The ailing king (Derek Jacobi) wants his son to be married before he passes away. Meanwhile, the Grand Duke (Stellan Skargard) has schemed in Machavellian fashion, to orchestrate a marriage between the Prince Charming and Princess Chelina of Zaragosa (Jana Perez). The prince bristles at the notion of a morganatic union. He remains intrigued by the equestrienne he had previously met. With the purpose of meeting her again, he announces a royal ball. In a stroke of egalitarianism, he invites everyone to attend. This must be a fairy tale if the aristocracy is actually going to rub elbows with commoners at a royal ball.
Although the prince has invited one and all to the event, Lady Tremaine forbids Cinderella to join them in their coach. Just for good measure, the stepsisters rip Cinderella’s gown, which she had fashioned out of one of her mother’s old frocks.
Cinderella is left behind with no way of making it to the ball. She shows kindness to an old beggar woman (Helena Bonham Carter), who turns out to be Cinderella’s Fairy Godmother. With a few magic incantations, the Fairy Godmother conjures up a coach, replete with a team of horses (transformed mice), a driver (a transformed goose), and footmen (transformed lizards).
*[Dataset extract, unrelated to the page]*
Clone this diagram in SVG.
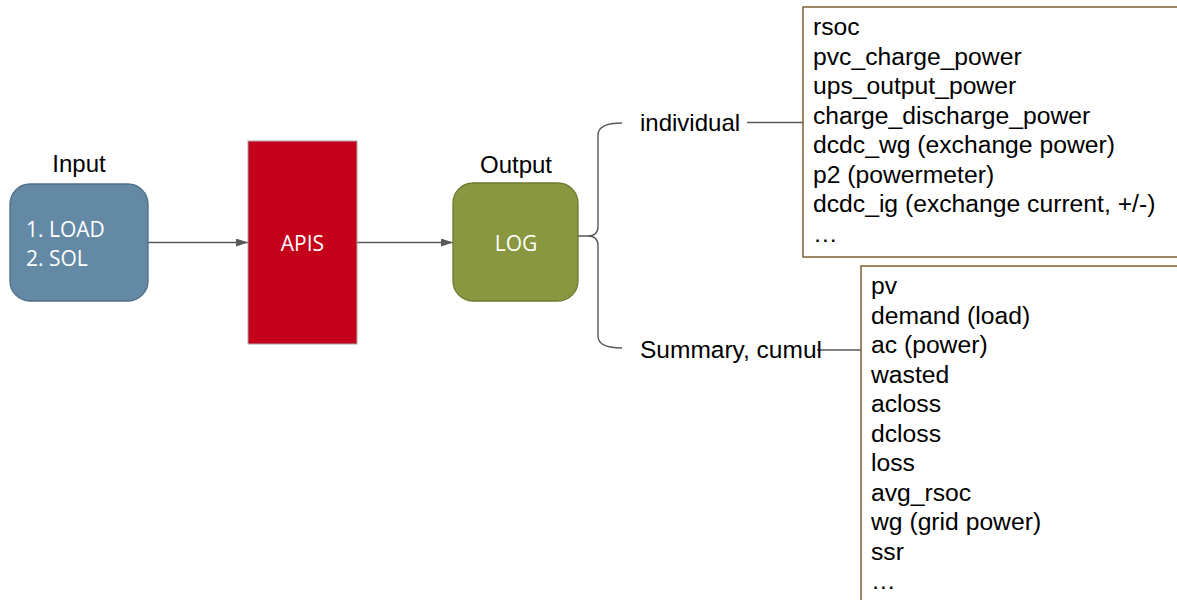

Cinderella manages to attend the ball, where she has another assignation with Prince Charming, who she still believes to be a mere apprentice. However, she must prematurely leave the affair before the stroke of midnight. That’s when her coach reverts to a pumpkin. In her hasty departure, she accidentally leaves behind one of her glass slippers. Intent upon tracking down Cinderella, the prince organizes a search for the woman whose foot will fit the glass slipper.
This “Cinderella” is plagued by a screenplay by Chris Weitz, who co-wrote the screenplay for “American Pie” with his brother. It’s a curious background for someone tapped to write the screenplay for a beloved fairy tale. “Frozen” offered a heroine with decidedly feminist proclivities. Last year’s “Maleficent,” starring Angelina Jolie, offered a revisionist version of the Snow White. By contrast, Weitz seems trapped in an anachronistic vision of the subject matter.
Mark Romanek (“One Hour Photo,” “Never Let Me Go”) was originally scheduled to direct this film. However, his approach was considered unduly dark by Disney executives. He was replaced by Kenneth Branagh, who provides a more tonally positive end product.
The casting is also problematic. In the eponymous role, Lily James is totally pleasant. However, she lacks the screen presence to carry a feature film. Her male counter-point, Richard Madden, is altogether bland. They are eclipsed by members of the supporting cast, particularly Cate Blanchett and Helena Bonham Carter.
Another supporting player should be singled out for recognition. As Captain of the Guard, Nonso Anozie, is superb. An actor of Nigerian parentage, he is one of the only non-whites in the entire cast. At 6’6” and 250 pounds, he cuts an imposing figure. This is enhanced by the euphonious diction provided by Anozie, who is a trained Shakespearean actor. Despite severely truncated screen time, Anozie makes a lasting impression.
The film boasts extraordinary production values. Costume designer, Sandy Powell, has already won three Academy Awards for her contributions to other films. She began sketching designs for costumes two years before principal photography commenced in 2013. Similarly, Dante Ferretti has won three Oscars for best art direction. Once again, he provides an eye-popping production design.
For all of its beautiful costumes and other top-notch technical aspects, the film’s narrative fails to capture the magic of Uncle Walt’s prior version. This new live action “Cinderella” just isn’t animated enough.